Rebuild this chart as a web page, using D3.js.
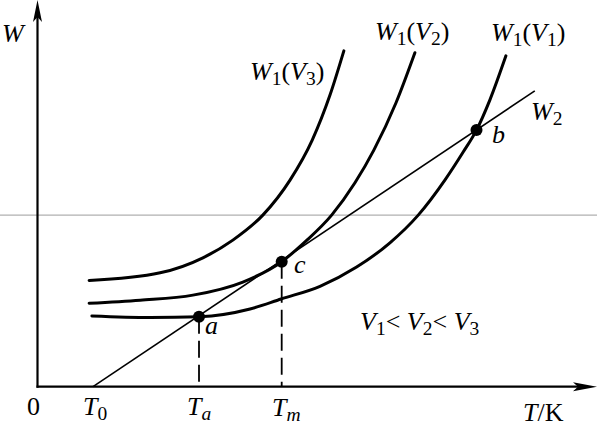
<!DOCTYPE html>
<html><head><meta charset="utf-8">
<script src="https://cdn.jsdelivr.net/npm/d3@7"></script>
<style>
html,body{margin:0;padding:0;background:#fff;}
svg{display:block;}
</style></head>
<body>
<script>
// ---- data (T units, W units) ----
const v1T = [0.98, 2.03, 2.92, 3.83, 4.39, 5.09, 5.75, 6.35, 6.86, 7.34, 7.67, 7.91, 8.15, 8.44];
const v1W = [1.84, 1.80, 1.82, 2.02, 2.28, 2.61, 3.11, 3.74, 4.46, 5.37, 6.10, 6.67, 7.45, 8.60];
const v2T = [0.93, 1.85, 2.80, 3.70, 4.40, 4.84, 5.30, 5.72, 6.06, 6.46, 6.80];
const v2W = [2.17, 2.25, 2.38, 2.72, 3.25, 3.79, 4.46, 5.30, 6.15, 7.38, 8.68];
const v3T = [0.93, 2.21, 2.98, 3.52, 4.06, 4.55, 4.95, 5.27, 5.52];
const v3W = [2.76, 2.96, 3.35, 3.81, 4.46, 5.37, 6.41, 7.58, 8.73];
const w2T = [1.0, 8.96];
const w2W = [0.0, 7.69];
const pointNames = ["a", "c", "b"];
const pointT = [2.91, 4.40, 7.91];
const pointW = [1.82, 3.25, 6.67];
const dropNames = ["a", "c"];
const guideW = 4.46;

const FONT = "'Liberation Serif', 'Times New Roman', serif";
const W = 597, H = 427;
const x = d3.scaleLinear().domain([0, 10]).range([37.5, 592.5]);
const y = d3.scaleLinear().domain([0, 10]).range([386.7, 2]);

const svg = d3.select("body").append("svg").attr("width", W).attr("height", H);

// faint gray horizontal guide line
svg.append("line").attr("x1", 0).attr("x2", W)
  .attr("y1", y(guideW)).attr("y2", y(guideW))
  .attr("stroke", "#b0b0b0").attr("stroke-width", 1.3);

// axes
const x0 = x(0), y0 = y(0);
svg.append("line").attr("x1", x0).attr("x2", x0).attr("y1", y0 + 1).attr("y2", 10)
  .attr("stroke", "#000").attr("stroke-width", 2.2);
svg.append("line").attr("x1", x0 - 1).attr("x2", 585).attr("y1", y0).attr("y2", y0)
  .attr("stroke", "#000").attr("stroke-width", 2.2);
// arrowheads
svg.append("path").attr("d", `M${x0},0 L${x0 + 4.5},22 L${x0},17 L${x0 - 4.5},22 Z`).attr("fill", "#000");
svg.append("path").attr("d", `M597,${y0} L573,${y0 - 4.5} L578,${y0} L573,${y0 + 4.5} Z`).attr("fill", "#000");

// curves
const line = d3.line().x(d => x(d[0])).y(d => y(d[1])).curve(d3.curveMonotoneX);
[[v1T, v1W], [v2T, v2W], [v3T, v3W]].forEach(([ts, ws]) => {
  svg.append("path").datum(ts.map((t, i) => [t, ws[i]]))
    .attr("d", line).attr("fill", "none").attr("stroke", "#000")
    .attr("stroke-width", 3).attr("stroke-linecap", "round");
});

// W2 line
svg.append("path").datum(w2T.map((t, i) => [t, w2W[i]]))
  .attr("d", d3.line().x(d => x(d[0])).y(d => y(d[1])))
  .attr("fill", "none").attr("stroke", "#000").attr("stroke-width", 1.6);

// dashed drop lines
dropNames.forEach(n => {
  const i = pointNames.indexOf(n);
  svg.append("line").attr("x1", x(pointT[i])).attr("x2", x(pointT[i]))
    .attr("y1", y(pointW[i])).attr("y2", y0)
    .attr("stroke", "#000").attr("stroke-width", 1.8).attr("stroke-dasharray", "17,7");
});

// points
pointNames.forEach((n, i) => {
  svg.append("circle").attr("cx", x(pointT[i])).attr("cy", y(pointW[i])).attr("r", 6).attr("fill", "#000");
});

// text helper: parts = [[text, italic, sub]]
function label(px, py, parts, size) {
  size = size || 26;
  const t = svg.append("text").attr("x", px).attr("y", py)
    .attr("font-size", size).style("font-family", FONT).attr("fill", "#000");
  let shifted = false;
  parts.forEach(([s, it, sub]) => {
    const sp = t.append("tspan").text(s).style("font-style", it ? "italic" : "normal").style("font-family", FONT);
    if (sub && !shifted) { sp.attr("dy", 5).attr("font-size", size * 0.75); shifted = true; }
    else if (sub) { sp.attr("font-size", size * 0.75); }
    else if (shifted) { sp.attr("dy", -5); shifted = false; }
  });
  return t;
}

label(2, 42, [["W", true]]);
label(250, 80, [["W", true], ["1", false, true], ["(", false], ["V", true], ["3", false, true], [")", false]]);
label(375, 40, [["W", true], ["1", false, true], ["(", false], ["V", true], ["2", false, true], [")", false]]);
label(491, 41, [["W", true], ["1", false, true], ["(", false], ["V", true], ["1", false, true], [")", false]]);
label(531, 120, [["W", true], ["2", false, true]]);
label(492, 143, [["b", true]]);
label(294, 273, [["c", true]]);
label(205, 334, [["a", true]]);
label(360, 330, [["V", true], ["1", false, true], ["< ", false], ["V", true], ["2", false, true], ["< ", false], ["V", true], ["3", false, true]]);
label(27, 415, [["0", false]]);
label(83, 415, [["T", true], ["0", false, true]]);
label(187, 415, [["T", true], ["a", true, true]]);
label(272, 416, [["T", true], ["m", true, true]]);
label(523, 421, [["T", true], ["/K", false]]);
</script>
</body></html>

================

Return each line from the material above exactly, but not the pictures.

▸ **Response to this task**
Rebuild this chart as a web page, using D3.js.
<!DOCTYPE html>
<html><head><meta charset="utf-8">
<script src="https://cdn.jsdelivr.net/npm/d3@7"></script>
<style>
html,body{margin:0;padding:0;background:#fff;}
svg{display:block;}
</style></head>
<body>
<script>
// ---- data (T units, W units) ----
const v1T = [0.98, 2.03, 2.92, 3.83, 4.39, 5.09, 5.75, 6.35, 6.86, 7.34, 7.67, 7.91, 8.15, 8.44];
const v1W = [1.84, 1.80, 1.82, 2.02, 2.28, 2.61, 3.11, 3.74, 4.46, 5.37, 6.10, 6.67, 7.45, 8.60];
const v2T = [0.93, 1.85, 2.80, 3.70, 4.40, 4.84, 5.30, 5.72, 6.06, 6.46, 6.80];
const v2W = [2.17, 2.25, 2.38, 2.72, 3.25, 3.79, 4.46, 5.30, 6.15, 7.38, 8.68];
const v3T = [0.93, 2.21, 2.98, 3.52, 4.06, 4.55, 4.95, 5.27, 5.52];
const v3W = [2.76, 2.96, 3.35, 3.81, 4.46, 5.37, 6.41, 7.58, 8.73];
const w2T = [1.0, 8.96];
const w2W = [0.0, 7.69];
const pointNames = ["a", "c", "b"];
const pointT = [2.91, 4.40, 7.91];
const pointW = [1.82, 3.25, 6.67];
const dropNames = ["a", "c"];
const guideW = 4.46;

const FONT = "'Liberation Serif', 'Times New Roman', serif";
const W = 597, H = 427;
const x = d3.scaleLinear().domain([0, 10]).range([37.5, 592.5]);
const y = d3.scaleLinear().domain([0, 10]).range([386.7, 2]);

const svg = d3.select("body").append("svg").attr("width", W).attr("height", H);

// faint gray horizontal guide line
svg.append("line").attr("x1", 0).attr("x2", W)
  .attr("y1", y(guideW)).attr("y2", y(guideW))
  .attr("stroke", "#b0b0b0").attr("stroke-width", 1.3);

// axes
const x0 = x(0), y0 = y(0);
svg.append("line").attr("x1", x0).attr("x2", x0).attr("y1", y0 + 1).attr("y2", 10)
  .attr("stroke", "#000").attr("stroke-width", 2.2);
svg.append("line").attr("x1", x0 - 1).attr("x2", 585).attr("y1", y0).attr("y2", y0)
  .attr("stroke", "#000").attr("stroke-width", 2.2);
// arrowheads
svg.append("path").attr("d", `M${x0},0 L${x0 + 4.5},22 L${x0},17 L${x0 - 4.5},22 Z`).attr("fill", "#000");
svg.append("path").attr("d", `M597,${y0} L573,${y0 - 4.5} L578,${y0} L573,${y0 + 4.5} Z`).attr("fill", "#000");

// curves
const line = d3.line().x(d => x(d[0])).y(d => y(d[1])).curve(d3.curveMonotoneX);
[[v1T, v1W], [v2T, v2W], [v3T, v3W]].forEach(([ts, ws]) => {
  svg.append("path").datum(ts.map((t, i) => [t, ws[i]]))
    .attr("d", line).attr("fill", "none").attr("stroke", "#000")
    .attr("stroke-width", 3).attr("stroke-linecap", "round");
});

// W2 line
svg.append("path").datum(w2T.map((t, i) => [t, w2W[i]]))
  .attr("d", d3.line().x(d => x(d[0])).y(d => y(d[1])))
  .attr("fill", "none").attr("stroke", "#000").attr("stroke-width", 1.6);

// dashed drop lines
dropNames.forEach(n => {
  const i = pointNames.indexOf(n);
  svg.append("line").attr("x1", x(pointT[i])).attr("x2", x(pointT[i]))
    .attr("y1", y(pointW[i])).attr("y2", y0)
    .attr("stroke", "#000").attr("stroke-width", 1.8).attr("stroke-dasharray", "17,7");
});

// points
pointNames.forEach((n, i) => {
  svg.append("circle").attr("cx", x(pointT[i])).attr("cy", y(pointW[i])).attr("r", 6).attr("fill", "#000");
});

// text helper: parts = [[text, italic, sub]]
function label(px, py, parts, size) {
  size = size || 26;
  const t = svg.append("text").attr("x", px).attr("y", py)
    .attr("font-size", size).style("font-family", FONT).attr("fill", "#000");
  let shifted = false;
  parts.forEach(([s, it, sub]) => {
    const sp = t.append("tspan").text(s).style("font-style", it ? "italic" : "normal").style("font-family", FONT);
    if (sub && !shifted) { sp.attr("dy", 5).attr("font-size", size * 0.75); shifted = true; }
    else if (sub) { sp.attr("font-size", size * 0.75); }
    else if (shifted) { sp.attr("dy", -5); shifted = false; }
  });
  return t;
}

label(2, 42, [["W", true]]);
label(250, 80, [["W", true], ["1", false, true], ["(", false], ["V", true], ["3", false, true], [")", false]]);
label(375, 40, [["W", true], ["1", false, true], ["(", false], ["V", true], ["2", false, true], [")", false]]);
label(491, 41, [["W", true], ["1", false, true], ["(", false], ["V", true], ["1", false, true], [")", false]]);
label(531, 120, [["W", true], ["2", false, true]]);
label(492, 143, [["b", true]]);
label(294, 273, [["c", true]]);
label(205, 334, [["a", true]]);
label(360, 330, [["V", true], ["1", false, true], ["< ", false], ["V", true], ["2", false, true], ["< ", false], ["V", true], ["3", false, true]]);
label(27, 415, [["0", false]]);
label(83, 415, [["T", true], ["0", false, true]]);
label(187, 415, [["T", true], ["a", true, true]]);
label(272, 416, [["T", true], ["m", true, true]]);
label(523, 421, [["T", true], ["/K", false]]);
</script>
</body></html>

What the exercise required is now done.